Greek government endorses fisher-led Fisheries Restricted Areas in Amorgos

April 16, 2024


●  The marine protection initiative was started by the fishers of the Greek Cycladic island of Amorgos, in a ‘bottom up’ response to a drastic decline in fish and heavily polluted waters

● Four Fisheries Restricted Areas (FRAs) now proposed are a cooperative agreement between the Greek State, local governments, the scientific community, environmental organisations and the local fishing community

● The new FRAs will support the Greek Prime Minister’s directive to protect 30 percent of the Greek seas and designate ten per cent no-take zones by 2030

Today, at Our Ocean Conference in Athens, the Greek government endorsed the pioneering initiative of four fisheries restricted areas (FRAs) in the waters surrounding the Greek Cycladic island of Amorgos. This proposal was initiated by the Professional Fishing Association of Amorgos “I Hozoviotissa” with the support of the Municipality of Amorgos, Blue Marine Foundation and the Agricultural University of Athens, the Cyclades Preservation Fund (CPF) in order to secure the health and future of the sea and fisheries for the next generation.

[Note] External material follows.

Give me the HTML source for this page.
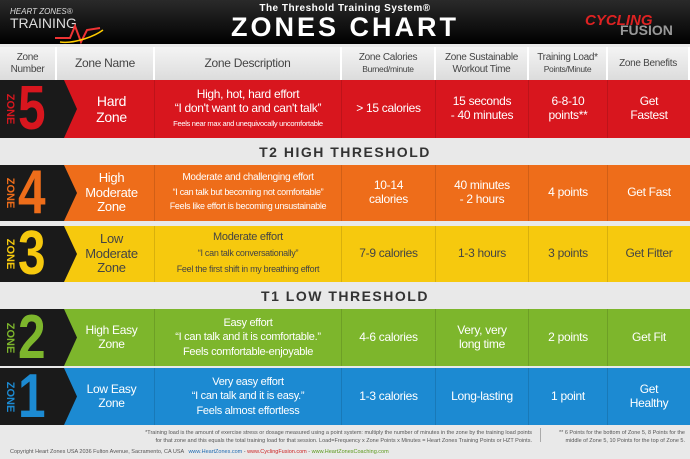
<!DOCTYPE html>
<html><head><meta charset="utf-8"><style>
*{margin:0;padding:0;box-sizing:border-box}
body{width:690px;height:459px;background:#e9e9e9;font-family:"Liberation Sans",sans-serif;position:relative;overflow:hidden}
.hdr{position:absolute;left:0;top:0;width:690px;height:44px;background:linear-gradient(#2a2a2a,#000)}
.row{position:absolute;left:0;width:690px;display:flex}
.c{display:flex;align-items:center;justify-content:center;text-align:center;border-right:1px solid rgba(0,0,0,.12);line-height:1.15;font-size:12px;color:#fff;letter-spacing:-.3px}
.c>div{width:100%}
.w0{width:57px;border:none}.w1{width:98px}.w2{width:187px}.w3{width:94px}.w4{width:93px}.w5{width:79px}.w6{width:82px;border:none}
.th .c{color:#444;font-size:10px;border-right:2px solid #fff}
.band{position:absolute;left:0;width:690px;height:26px;text-align:center;font-size:14px;font-weight:bold;color:#333;letter-spacing:1.5px;line-height:26px}
.zn{position:absolute;left:0;width:77px;background:#1a1a1a;clip-path:polygon(0 0,64px 0,77px 50%,64px 100%,0 100%)}
.zn .z{position:absolute;left:4px;top:50%;transform:translateY(-50%);writing-mode:vertical-rl;font-size:11px;font-weight:bold;line-height:12px;letter-spacing:0}
.zn .n{position:absolute;left:18px;top:50%;transform:translateY(-50%) scaleX(.8);transform-origin:left center;font-size:62px;line-height:62px;font-weight:bold}
.sm{font-size:8.5px}
.b{font-size:12px}
</style></head><body>
<div class="hdr"></div>
<div style="position:absolute;left:10px;top:7px;color:#ddd;font-size:8px;font-style:italic">HEART ZONES®</div>
<div style="position:absolute;left:10px;top:15px;color:#ddd;font-size:14px">TRAINING</div>
<svg style="position:absolute;left:55px;top:18px" width="50" height="26"><path d="M0 20 L15 20 L20 8 L26 24 L32 12 L45 10" stroke="#e33" stroke-width="2" fill="none"/><path d="M5 24 C20 26 40 18 48 12" stroke="#fc0" stroke-width="1.5" fill="none"/></svg>
<div style="position:absolute;left:0;width:690px;top:3px;text-align:center;color:#fff;font-size:10px;font-weight:bold;letter-spacing:.5px">The Threshold Training System®</div>
<div style="position:absolute;left:0;width:690px;top:12px;text-align:center;color:#fff;font-size:27px;font-weight:bold;letter-spacing:3px">ZONES CHART</div>
<div style="position:absolute;left:585px;top:12px;color:#d22;font-size:15px;font-weight:bold;font-style:italic">CYCLING</div>
<div style="position:absolute;left:620px;top:22px;color:#999;font-size:14px;font-weight:bold">FUSION</div>

<div class="row th" style="top:47px;height:33px;background:linear-gradient(#f4f4f4,#dcdcdc)">
<div class="c w0"><div>Zone<br>Number</div></div><div class="c w1"><div style="font-size:12px">Zone Name</div></div><div class="c w2"><div style="font-size:12px">Zone Description</div></div><div class="c w3"><div>Zone Calories<br><span class="sm">Burned/minute</span></div></div><div class="c w4"><div>Zone Sustainable<br>Workout Time</div></div><div class="c w5"><div>Training Load*<br><span class="sm">Points/Minute</span></div></div><div class="c w6"><div>Zone Benefits</div></div></div>

<div class="row" style="top:80px;height:58px;background:#d8161e">
<div class="c w0"></div><div class="c w1"><div style="font-size:14px;padding-left:12px">Hard<br>Zone</div></div><div class="c w2"><div style="font-size:12px">High, hot, hard effort<br>“I don't want to and can't talk”<br><span style="font-size:7.5px">Feels near max and unequivocally uncomfortable</span></div></div><div class="c w3"><div class="b">&gt; 15 calories</div></div><div class="c w4"><div class="b">15 seconds<br>- 40 minutes</div></div><div class="c w5"><div class="b">6-8-10<br>points**</div></div><div class="c w6"><div class="b">Get<br>Fastest</div></div></div>
<div class="zn" style="top:80px;height:58px"><span class="z" style="color:#d8161e">ZONE</span><span class="n" style="color:#d8161e">5</span></div>

<div class="band" style="top:139px">T2 HIGH THRESHOLD</div>

<div class="row" style="top:165px;height:56px;background:#ee6d1a">
<div class="c w0"></div><div class="c w1"><div style="font-size:13px;padding-left:12px">High<br>Moderate<br>Zone</div></div><div class="c w2"><div style="font-size:10px;line-height:1.45">Moderate and challenging effort<br><span style="font-size:9px">“I can talk but becoming not comfortable”<br>Feels like effort is becoming unsustainable</span></div></div><div class="c w3"><div class="b">10-14<br>calories</div></div><div class="c w4"><div class="b">40 minutes<br>- 2 hours</div></div><div class="c w5"><div class="b">4 points</div></div><div class="c w6"><div class="b">Get Fast</div></div></div>
<div class="zn" style="top:165px;height:56px"><span class="z" style="color:#ee6d1a">ZONE</span><span class="n" style="color:#ee6d1a">4</span></div>

<div class="row" style="top:226px;height:56px;background:#f6c90e">
<div class="c w0"></div><div class="c w1"><div style="font-size:13px;padding-left:12px;color:#444">Low<br>Moderate<br>Zone</div></div><div class="c w2"><div style="font-size:11px;line-height:1.45;color:#444">Moderate effort<br><span style="font-size:9px">“I can talk conversationally”<br>Feel the first shift in my breathing effort</span></div></div><div class="c w3"><div class="b" style="color:#444">7-9 calories</div></div><div class="c w4"><div class="b" style="color:#444">1-3 hours</div></div><div class="c w5"><div class="b" style="color:#444">3 points</div></div><div class="c w6"><div class="b" style="color:#444">Get Fitter</div></div></div>
<div class="zn" style="top:226px;height:56px"><span class="z" style="color:#f6c90e">ZONE</span><span class="n" style="color:#f6c90e">3</span></div>

<div class="band" style="top:283px">T1 LOW THRESHOLD</div>

<div class="row" style="top:309px;height:57px;background:#7db62c">
<div class="c w0"></div><div class="c w1"><div style="font-size:12px;padding-left:12px">High Easy<br>Zone</div></div><div class="c w2"><div style="font-size:11px;line-height:1.3">Easy effort<br>“I can talk and it is comfortable.”<br>Feels comfortable-enjoyable</div></div><div class="c w3"><div class="b">4-6 calories</div></div><div class="c w4"><div class="b">Very, very<br>long time</div></div><div class="c w5"><div class="b">2 points</div></div><div class="c w6"><div class="b">Get Fit</div></div></div>
<div class="zn" style="top:309px;height:57px"><span class="z" style="color:#7db62c">ZONE</span><span class="n" style="color:#7db62c">2</span></div>

<div class="row" style="top:368px;height:57px;background:#1c8ad2">
<div class="c w0"></div><div class="c w1"><div style="font-size:12px;padding-left:12px">Low Easy<br>Zone</div></div><div class="c w2"><div style="font-size:11px;line-height:1.3">Very easy effort<br>“I can talk and it is easy.”<br>Feels almost effortless</div></div><div class="c w3"><div class="b">1-3 calories</div></div><div class="c w4"><div class="b">Long-lasting</div></div><div class="c w5"><div class="b">1 point</div></div><div class="c w6"><div class="b">Get<br>Healthy</div></div></div>
<div class="zn" style="top:368px;height:57px"><span class="z" style="color:#1c8ad2">ZONE</span><span class="n" style="color:#1c8ad2">1</span></div>

<div style="position:absolute;left:100px;width:432px;top:430px;text-align:right;font-size:5.5px;color:#555;line-height:1.4">*Training load is the amount of exercise stress or dosage measured using a point system: multiply the number of minutes in the zone by the training load points<br>for that zone and this equals the total training load for that session. Load=Frequency x Zone Points x Minutes = Heart Zones Training Points or HZT Points.</div>
<div style="position:absolute;left:540px;top:428px;width:1px;height:14px;background:#aaa"></div>
<div style="position:absolute;left:545px;width:140px;top:430px;text-align:right;font-size:5.5px;color:#555;line-height:1.4">** 6 Points for the bottom of Zone 5, 8 Points for the<br>middle of Zone 5, 10 Points for the top of Zone 5.</div>
<div style="position:absolute;left:10px;top:449px;font-size:5.5px;color:#555">Copyright Heart Zones USA 2036 Fulton Avenue, Sacramento, CA USA &nbsp; <span style="color:#1c6ab2">www.HeartZones.com</span> - <span style="color:#c22">www.CyclingFusion.com</span> - <span style="color:#5a9a1a">www.HeartZonesCoaching.com</span></div>
</body></html>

An Island in the heart of the Aegean Sea, Amorgos was revered for its clear blue waters and rich marine ecosystem containing carbon-storing seagrass meadows and Mediterranean coral reefs. Greek waters are home to a rare variety of biodiversity, with thousands of species of fish, shellfish, sea turtles, monk seals, dolphins and whales residing in the sea around Amorgos.
However, Greece has the fastest deteriorating environment and the poorest marine conservation in Europe (2020 State of Nature in the EU report). Extensive overfishing has led to a host of invasive species whilst the lack of protection accelerated the deterioration of the health of the ocean.

Bottom up initiative

From 2010, the professional fishermen of Amorgos began to see their fish and their incomes decreasing year by year, while noticing that the northern beaches of the island, inaccessible from land, were turning into rubbish dumps. Amorgian fisherman, Dimitris Vekris said “I want my grandson to have fish to eat, because soon there may be no more fish.” So, in 2014, the Fishing Association decided to take matters into their own hands and began to take action.

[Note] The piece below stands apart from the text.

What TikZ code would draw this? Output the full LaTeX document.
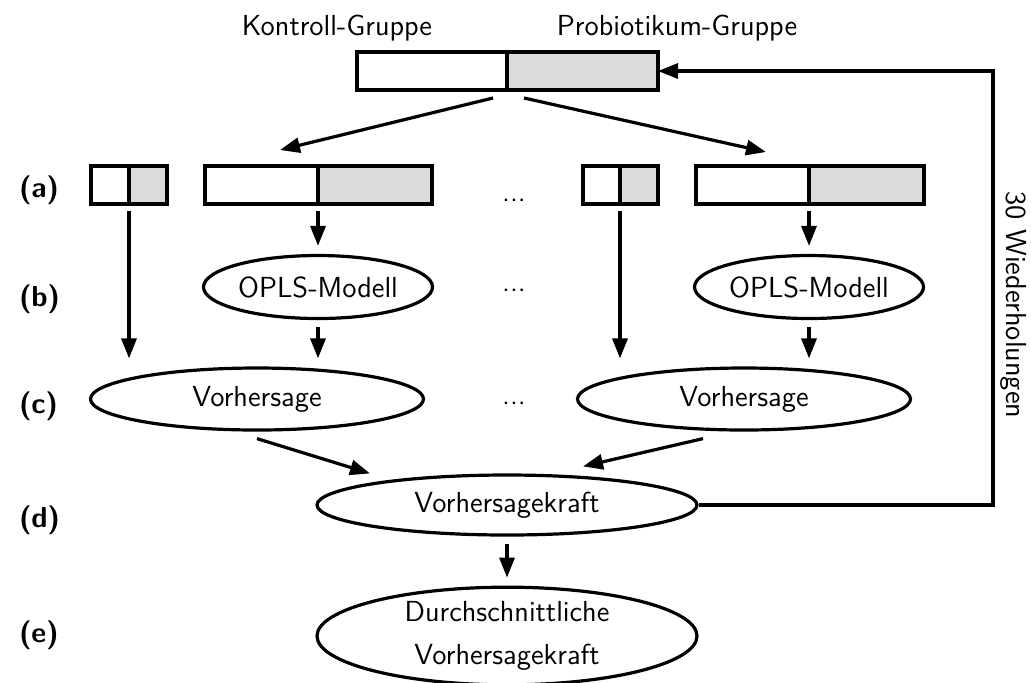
\documentclass[tikz,border=0pt]{standalone}
\usetikzlibrary{arrows.meta,shapes.geometric}
\definecolor{probgray}{gray}{0.86}
\newcommand\figfont{\sffamily\fontsize{14.5}{17.5}\selectfont}
\tikzset{
  >={Triangle[length=10pt,width=7.5pt]},
  ctl/.style={draw,line width=1.6pt,minimum height=19pt,inner sep=0pt,outer sep=0pt,fill=white},
  pro/.style={ctl,fill=probgray},
  oval/.style={draw,ellipse,line width=1.6pt,inner sep=0pt,align=center},
  arr/.style={->,line width=1.6pt},
  gap/.style={shorten >=4pt,shorten <=3.5pt},
  lbl/.style={anchor=west,font=\figfont\bfseries}
}
\begin{document}
\begin{tikzpicture}[x=0.5pt,y=-0.5pt, every node/.style={font=\figfont}]
  \useasboundingbox (0,0) rectangle (1031,682);

  %--- group headings and top bar ---------------------------------------------
  \node[anchor=base] (kg) at (337,35) {Kontroll-Gruppe};
  \node[anchor=base] (pg) at (677,35) {Probiotikum-Gruppe};
  \node[ctl,minimum width=75pt,anchor=east] (topK) at (507,71) {};
  \node[pro,minimum width=75.5pt,anchor=west] (topP) at (topK.east) {};

  %--- (a) splits -------------------------------------------------------------
  \node[ctl,minimum width=19pt,anchor=east] (a1K) at (129,185) {};
  \node[pro,minimum width=19pt,anchor=west] (a1P) at (a1K.east) {};
  \node[ctl,minimum width=56.5pt,anchor=east] (a2K) at (318,185) {};
  \node[pro,minimum width=57pt,anchor=west] (a2P) at (a2K.east) {};
  \node[ctl,minimum width=18.5pt,anchor=east] (a3K) at (620,185) {};
  \node[pro,minimum width=19pt,anchor=west] (a3P) at (a3K.east) {};
  \node[ctl,minimum width=56.5pt,anchor=east] (a4K) at (809,185) {};
  \node[pro,minimum width=57.5pt,anchor=west] (a4P) at (a4K.east) {};

  %--- (b) - (e) ovals --------------------------------------------------------
  \node[oval,minimum width=114.5pt,minimum height=31.5pt] (oL) at (318,287) {OPLS-Modell};
  \node[oval,minimum width=114.5pt,minimum height=31.5pt] (oR) at (809,287) {OPLS-Modell};
  \node[oval,minimum width=166.5pt,minimum height=31pt] (vL) at (257,399) {Vorhersage};
  \node[oval,minimum width=166.5pt,minimum height=31pt] (vR) at (744,399) {Vorhersage};
  \node[oval,minimum width=190pt,minimum height=30pt] (kraft) at (507,505) {Vorhersagekraft};
  \node[oval,minimum width=190pt,minimum height=46pt] (avg) at (507,636)
       {Durchschnittliche\\[4pt]Vorhersagekraft};

  %--- row labels and dots ----------------------------------------------------
  \node[lbl] (la) at (12,190) {(a)};
  \node[lbl] (lb) at (12,299) {(b)};
  \node[lbl] (lc) at (12,406) {(c)};
  \node[lbl] (ld) at (12,520) {(d)};
  \node[lbl] (le) at (12,635) {(e)};
  \node[anchor=base] (da) at (514,201) {...};
  \node[anchor=base] (db) at (514,291) {...};
  \node[anchor=base] (dc) at (514,404) {...};

  %--- arrows -----------------------------------------------------------------
  \draw[arr] ([shift={(-14,8)}]topK.south east) -- ([shift={(-38,-16)}]a2K.north east);
  \draw[arr] ([shift={(17,8)}]topK.south east) -- ([shift={(-43,-14)}]a4K.north east);

  \draw[arr,gap] (a1K.south east) -- (a1K.south east |- vL.north);
  \draw[arr,gap] (a2K.south east) -- (oL.north);
  \draw[arr,gap] (oL.south) -- (oL.south |- vL.north);
  \draw[arr,gap] (a3K.south east) -- (a3K.south east |- vR.north);
  \draw[arr,gap] (a4K.south east) -- (oR.north);
  \draw[arr,gap] (oR.south) -- (oR.south |- vR.north);

  \draw[arr] ([shift={(0,7)}]vL.south) -- ([shift={(-137,0)}]kraft.north);
  \draw[arr] ([shift={(-41,7)}]vR.south) -- ([shift={(76,-7)}]kraft.north);
  \draw[arr,gap] (kraft.south) -- (avg.north);

  %--- repeat loop ------------------------------------------------------------
  \coordinate (fb) at (993,290);
  \draw[arr] (kraft.east) -| (fb) |- (topP.east);
  \node[rotate=-90] (wdh) at (1014,305) {30 Wiederholungen};
\end{tikzpicture}
\end{document}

The fishers developed a management plan aimed to reverse overfishing and tackle ocean pollution in an effort to progress towards the Prime Minister’s target of protecting 30 percent of the seas, and designating ten per cent no-take zones by 2030.

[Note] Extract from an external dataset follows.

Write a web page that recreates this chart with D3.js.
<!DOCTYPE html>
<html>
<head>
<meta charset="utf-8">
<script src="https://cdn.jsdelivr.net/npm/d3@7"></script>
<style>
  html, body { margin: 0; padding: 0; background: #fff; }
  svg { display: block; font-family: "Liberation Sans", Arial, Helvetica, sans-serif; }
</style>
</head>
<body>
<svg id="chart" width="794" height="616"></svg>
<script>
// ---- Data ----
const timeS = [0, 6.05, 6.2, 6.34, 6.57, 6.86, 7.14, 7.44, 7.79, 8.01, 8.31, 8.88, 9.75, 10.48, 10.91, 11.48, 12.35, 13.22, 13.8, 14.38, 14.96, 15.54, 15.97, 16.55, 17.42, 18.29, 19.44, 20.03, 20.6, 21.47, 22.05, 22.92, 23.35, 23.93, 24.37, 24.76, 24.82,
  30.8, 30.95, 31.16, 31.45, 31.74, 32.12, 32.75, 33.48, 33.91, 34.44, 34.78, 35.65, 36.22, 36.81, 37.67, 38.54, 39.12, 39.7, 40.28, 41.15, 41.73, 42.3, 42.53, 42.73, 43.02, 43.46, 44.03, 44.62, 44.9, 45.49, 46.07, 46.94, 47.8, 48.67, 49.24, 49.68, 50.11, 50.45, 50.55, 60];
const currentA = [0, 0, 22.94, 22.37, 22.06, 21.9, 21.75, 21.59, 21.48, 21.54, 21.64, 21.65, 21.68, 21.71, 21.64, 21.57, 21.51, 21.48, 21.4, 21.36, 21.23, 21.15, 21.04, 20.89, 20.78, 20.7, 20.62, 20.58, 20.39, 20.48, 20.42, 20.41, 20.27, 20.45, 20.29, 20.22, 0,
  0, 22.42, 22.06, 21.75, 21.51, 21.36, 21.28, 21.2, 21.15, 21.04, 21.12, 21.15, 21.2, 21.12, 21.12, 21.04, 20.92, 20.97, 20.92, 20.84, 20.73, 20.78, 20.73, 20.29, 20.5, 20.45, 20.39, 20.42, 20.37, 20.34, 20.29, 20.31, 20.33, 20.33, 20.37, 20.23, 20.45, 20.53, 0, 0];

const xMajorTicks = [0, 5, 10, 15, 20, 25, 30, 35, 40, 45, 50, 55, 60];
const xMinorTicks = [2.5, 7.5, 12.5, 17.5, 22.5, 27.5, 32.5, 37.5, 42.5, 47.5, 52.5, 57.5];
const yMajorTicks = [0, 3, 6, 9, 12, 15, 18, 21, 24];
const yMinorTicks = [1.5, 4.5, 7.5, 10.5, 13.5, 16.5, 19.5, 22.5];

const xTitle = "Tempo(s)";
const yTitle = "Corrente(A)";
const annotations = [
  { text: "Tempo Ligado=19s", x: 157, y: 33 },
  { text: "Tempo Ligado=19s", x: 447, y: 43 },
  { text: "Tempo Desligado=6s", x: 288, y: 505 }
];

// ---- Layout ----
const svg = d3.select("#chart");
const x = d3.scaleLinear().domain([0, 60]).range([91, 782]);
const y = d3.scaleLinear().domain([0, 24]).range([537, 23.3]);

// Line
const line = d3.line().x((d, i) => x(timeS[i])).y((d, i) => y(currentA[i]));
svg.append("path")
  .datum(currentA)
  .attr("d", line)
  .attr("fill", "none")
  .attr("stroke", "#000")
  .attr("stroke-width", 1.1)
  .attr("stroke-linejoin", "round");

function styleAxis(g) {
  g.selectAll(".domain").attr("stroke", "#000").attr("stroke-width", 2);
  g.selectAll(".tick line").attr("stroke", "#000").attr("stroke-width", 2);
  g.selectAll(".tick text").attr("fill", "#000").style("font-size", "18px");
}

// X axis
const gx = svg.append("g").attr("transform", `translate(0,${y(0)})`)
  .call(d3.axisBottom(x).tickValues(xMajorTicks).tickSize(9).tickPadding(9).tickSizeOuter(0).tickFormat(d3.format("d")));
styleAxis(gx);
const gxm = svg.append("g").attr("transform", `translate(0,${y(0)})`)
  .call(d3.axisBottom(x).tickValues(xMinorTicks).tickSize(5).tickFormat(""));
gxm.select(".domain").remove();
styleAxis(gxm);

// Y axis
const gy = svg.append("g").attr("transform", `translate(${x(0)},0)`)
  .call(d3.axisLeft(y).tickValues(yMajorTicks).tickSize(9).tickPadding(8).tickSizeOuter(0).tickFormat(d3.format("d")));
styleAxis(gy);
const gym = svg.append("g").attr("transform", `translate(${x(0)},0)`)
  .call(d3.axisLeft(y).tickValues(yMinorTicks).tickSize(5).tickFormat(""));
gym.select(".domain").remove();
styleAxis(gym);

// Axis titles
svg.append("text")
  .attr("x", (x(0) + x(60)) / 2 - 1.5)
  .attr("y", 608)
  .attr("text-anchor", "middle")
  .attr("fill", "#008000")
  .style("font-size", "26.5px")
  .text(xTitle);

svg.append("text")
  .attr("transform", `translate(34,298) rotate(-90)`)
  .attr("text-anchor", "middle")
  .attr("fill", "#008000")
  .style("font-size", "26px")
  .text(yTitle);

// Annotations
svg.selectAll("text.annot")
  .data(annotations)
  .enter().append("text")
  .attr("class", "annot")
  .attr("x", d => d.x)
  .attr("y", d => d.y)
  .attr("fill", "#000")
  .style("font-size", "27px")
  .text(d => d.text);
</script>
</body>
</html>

Blue Marine Foundation has worked closely with the fishing community and partners to introduce four key interventions:

1) The seasonal closure to all fishing in April and May – a crucial breeding period for many fish species – in a zone stretching to 1,5 miles around the island.
2) The permanent closure of 1200 hectares of sea; areas of high biodiversity, important for fish reproduction, where all fishing will be banned.
3) The collection of discarded fishing nets, plastic and all kinds of other waste from the island’s most remote areas in April and May, using their fishing boats.
4) A switch to more sustainable fishing gear

Since 2020, when the fishermen actively started voluntary clean-up actions when they weren’t fishing, they have to date completed 38 missions for plastic collection, collected more than 1200 bags of litter from the sea and beaches, sent 15 tons of plastic for recycling and recycled more than 3 tons of fishing nets and ropes.

In 2023, they collected another 2 tons of litter from 12 beaches on the island; 1,5 tons of used fishing nets and ropes are ready to be sent for recycling.

Memorandum of cooperation

The fishers then partnered with Blue Marine Foundation and Cyclades Preservation Fund, and secured the support of the government through signing a memorandum of cooperation with the Ministry of Fisheries, The General Secretariat of Island Policy, the Municipality, and the Agricultural University of Athens.

In the last year, Amorgos has become a live fisheries research laboratory, where the Agricultural University of Athens, in collaboration with the fishers, has conducted a fisheries study and the results have been submitted to the Ministry of Fisheries in order to proceed with the legal adoption of the proposed measures and the designation of the no-take zones.

Angela Lazou, Greece Projects Manager from Blue Marine Foundation says “We are delighted to be able to announce at Our Oceans conference that the years of hard work have paid off, and the four FRAs have finally been introduced to Amorgos. We are designing a management plan for the next five years which includes a scientific monitoring program and an efficient patrolling system that will ensure the enforcement of the measures. Supporting the fishers with these next steps will be of critical importance for the realisation of their vision and the success of this initiative. We will be watching carefully to see that the management plan is executed to the proposed timeline and that the parties involved adhere to the guidelines we have put in place.”

She continues, “The case of Amorgos is unique in Greece. It is an innovative example of cooperation between fishers, scientists, institutions, civil society, local and national authorities with the common goal of protecting the seas and local fishers’ livelihoods. The success of this initiative can play a vital role in the way we protect our seas in Greece and can become a beacon of inspiration and positivity for other fishing communities in the Aegean Sea, Greece and throughout the Mediterranean.”